Grumman American AA-5 Series

Development

Following American Aviation's success with the AA-1 Yankee Clipper two-seat light aircraft in 1969, the company decided to produce a four-seat aircraft. They started with a new "clean-sheet" design that was designated the American Aviation AA-2 Patriot. The AA-2 design did not meet its performance goals during test-flying and only one was ever built.

Still needing a four-seat aircraft to fill its product line, the company simply enlarged the external and cabin dimensions of the AA-1 Yankee to create the four-seater. This decision capitalized on the marketplace identification of the Yankee and its derivative the AA-1A Trainer and also resulted in 2/3 parts commonality between the designs, saving development time and production costs.

Construction

All models of the AA-5 have four seats under a sliding canopy, which can be partly opened in flight for ventilation. Entry for all four occupants is from the wing root over the canopy sill. Compared to competitive aircraft of the same era the AA-5s are noted for their light and pleasant handling characteristics as well as high cruising speed for the installed power.

As derivatives of the original AA-1 Yankee, the AA-5 series share the same unique bonded aluminum wing and honeycomb fuselage that eliminates the need for rivets without sacrificing strength. The main landing gear is fibreglass with a spring-steel nose gear tube. There is no nosewheel steering as the nosewheel is free-castering through 180 degrees.
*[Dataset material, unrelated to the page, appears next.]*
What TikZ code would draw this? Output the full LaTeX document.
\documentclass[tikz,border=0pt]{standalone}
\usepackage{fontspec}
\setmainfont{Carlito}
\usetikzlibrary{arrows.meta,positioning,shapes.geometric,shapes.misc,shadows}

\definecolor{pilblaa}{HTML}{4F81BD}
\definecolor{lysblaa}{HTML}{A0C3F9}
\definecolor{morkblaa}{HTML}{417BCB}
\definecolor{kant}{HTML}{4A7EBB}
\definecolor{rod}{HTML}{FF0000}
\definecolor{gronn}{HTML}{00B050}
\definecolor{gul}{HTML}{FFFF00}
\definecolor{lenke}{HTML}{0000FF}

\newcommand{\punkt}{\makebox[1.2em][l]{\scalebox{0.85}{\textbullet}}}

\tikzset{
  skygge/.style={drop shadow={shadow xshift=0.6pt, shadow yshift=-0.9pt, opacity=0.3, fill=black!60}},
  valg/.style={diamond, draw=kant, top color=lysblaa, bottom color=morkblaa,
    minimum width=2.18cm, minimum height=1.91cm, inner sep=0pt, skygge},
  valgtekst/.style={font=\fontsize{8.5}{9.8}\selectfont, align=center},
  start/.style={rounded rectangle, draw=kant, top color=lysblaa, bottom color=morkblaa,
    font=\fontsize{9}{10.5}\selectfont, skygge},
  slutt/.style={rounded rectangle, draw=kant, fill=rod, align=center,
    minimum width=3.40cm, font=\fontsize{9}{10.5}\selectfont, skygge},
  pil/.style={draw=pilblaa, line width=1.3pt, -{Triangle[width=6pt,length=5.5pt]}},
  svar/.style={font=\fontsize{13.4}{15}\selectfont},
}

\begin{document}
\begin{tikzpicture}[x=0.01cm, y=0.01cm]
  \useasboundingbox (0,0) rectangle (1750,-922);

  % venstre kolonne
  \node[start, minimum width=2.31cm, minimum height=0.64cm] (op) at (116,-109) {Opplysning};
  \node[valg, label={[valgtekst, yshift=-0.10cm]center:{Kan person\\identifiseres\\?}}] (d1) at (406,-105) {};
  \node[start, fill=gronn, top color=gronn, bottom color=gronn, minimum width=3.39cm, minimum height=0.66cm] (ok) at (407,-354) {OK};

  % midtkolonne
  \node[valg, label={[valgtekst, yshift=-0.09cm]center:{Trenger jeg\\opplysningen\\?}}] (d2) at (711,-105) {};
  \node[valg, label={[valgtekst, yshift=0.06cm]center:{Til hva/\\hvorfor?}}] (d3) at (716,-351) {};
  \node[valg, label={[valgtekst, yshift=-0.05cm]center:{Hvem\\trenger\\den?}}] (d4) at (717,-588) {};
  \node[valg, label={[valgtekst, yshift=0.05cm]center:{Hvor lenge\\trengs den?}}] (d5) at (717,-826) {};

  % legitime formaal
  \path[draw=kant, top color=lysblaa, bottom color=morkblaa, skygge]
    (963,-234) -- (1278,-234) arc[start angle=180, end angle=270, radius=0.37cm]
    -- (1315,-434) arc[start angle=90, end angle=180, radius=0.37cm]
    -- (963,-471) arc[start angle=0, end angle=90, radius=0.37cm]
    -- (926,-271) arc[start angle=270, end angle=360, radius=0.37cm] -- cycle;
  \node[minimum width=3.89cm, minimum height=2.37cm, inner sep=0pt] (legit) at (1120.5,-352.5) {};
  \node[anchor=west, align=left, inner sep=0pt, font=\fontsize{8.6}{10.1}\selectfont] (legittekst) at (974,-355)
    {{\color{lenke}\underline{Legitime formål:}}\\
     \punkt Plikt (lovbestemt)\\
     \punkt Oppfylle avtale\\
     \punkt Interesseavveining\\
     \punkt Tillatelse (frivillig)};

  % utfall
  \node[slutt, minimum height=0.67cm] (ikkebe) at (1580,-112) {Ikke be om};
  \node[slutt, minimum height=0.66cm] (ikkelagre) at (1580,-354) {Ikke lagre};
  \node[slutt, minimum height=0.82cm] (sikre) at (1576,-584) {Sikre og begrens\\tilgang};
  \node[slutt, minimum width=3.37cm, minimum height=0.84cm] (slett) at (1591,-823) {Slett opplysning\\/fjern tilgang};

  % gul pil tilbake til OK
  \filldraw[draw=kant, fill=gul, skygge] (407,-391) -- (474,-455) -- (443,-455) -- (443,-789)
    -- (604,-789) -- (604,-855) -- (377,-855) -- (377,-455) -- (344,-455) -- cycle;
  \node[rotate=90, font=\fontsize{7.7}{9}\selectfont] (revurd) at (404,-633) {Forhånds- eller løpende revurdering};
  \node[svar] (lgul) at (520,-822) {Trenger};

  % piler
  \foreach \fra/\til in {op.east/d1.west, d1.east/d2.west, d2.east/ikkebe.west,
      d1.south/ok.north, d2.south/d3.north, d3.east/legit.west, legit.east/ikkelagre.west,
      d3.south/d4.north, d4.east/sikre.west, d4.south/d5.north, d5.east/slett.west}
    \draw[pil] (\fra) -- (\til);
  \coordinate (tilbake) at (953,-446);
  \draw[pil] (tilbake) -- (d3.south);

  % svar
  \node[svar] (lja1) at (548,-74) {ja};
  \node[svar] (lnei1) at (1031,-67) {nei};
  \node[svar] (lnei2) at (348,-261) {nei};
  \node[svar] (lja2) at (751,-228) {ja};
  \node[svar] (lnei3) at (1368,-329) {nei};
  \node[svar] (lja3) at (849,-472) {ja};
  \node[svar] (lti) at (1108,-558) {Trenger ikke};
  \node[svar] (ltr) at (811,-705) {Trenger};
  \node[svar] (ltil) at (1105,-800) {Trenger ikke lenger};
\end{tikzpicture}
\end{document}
Steering is by main wheel differential braking operated by using one's toes to push the tops of the rudder pedals.

Courtesy of: Wikipedia

AA-5 & AG-5 Production

All told, 3,282 AA-5s and AG-5s were produced by the five manufacturers between 1971 and 2005.

Suitable Triple R Grumman American Aircraft

AA-5A Cheetah

Grumman's engineers felt that the AA-5 design had more speed potential than the original Traveler, even with its 1975 improvements, and so embarked on an aerodynamic cleanup and redesign. Changes were made to the engine cowling and baffling to reduce cooling drag, the exhaust system was redesigned, the main landing gear fairings were further improved, the ventral fin was deleted and the horizontal tail was enlarged to allow a larger center of gravity range. Fuel capacity was increased from the Traveler's 37 US gallons to 52 gallons, thus increasing its range.
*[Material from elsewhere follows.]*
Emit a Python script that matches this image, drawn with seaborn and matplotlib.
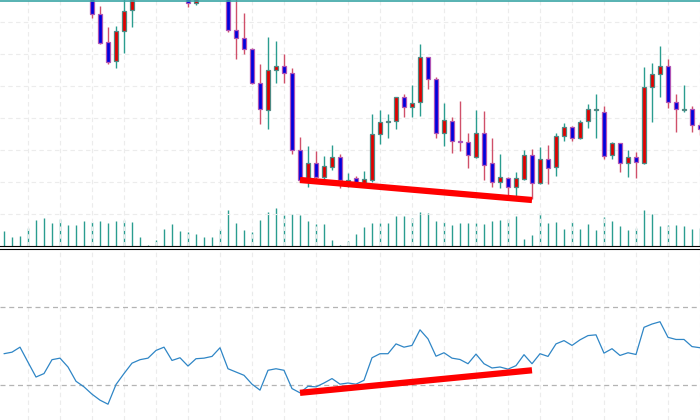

The new variant was named the AA-5A Cheetah and was introduced as a 1976 model in late 1975. In keeping with its namesake it was six knots (seven mph) faster than the Traveler with the same 150 hp (110 kW) Lycoming O-320-E2G powerplant. Because the Cheetah looked very much like the Traveler externally, Grumman's marketing department created a "leaping cheetah" emblem to differentiate it from the earlier AA-5.

Grumman sold its light aircraft division to Gulfstream Aerospace in 1978 and the division was renamed Gulfstream American. Gulfstream continued production of the AA-5A until 1979. A total of 900 Cheetahs were produced.

AA-5B Tiger

The final variant of the AA-5 line was the AA-5B Tiger. The Tiger was designed by Grumman engineers and was first produced in late 1974 as the 1975 model.

The Tiger was the outcome of the same redesign work on the AA-5 Traveler that resulted in the 150 hp (110 kW) Cheetah and it was originally little more than the same aircraft with a Lycoming O-360-A4K 180 hp (130 kW) engine, resulting in a 139-knot (257 km/h) cruise speed. Gross weight was increased from the AA-5/AA-5A's 2,200 lb (1,000 kg) to 2,400 lb (1,100 kg) on the Tiger. Externally the Tiger looked much like the AA-5 Traveler and AA-5A Cheetah so once again Grumman's marketing department came up with a distinctive decal package to differentiate the design – this time a "galloping tiger".

While the earlier AA-1s and AA-5s did not change much from year to year the AA-5B Tiger underwent almost continual improvement. As with the AA-5A, the AA-5B was continued in production by Gulfstream when they purchased Grumman's American division. Gulfstream ceased production of all piston-engined aircraft in 1979 and the highly successful Tiger design went out of production after 1323 aircraft had been delivered.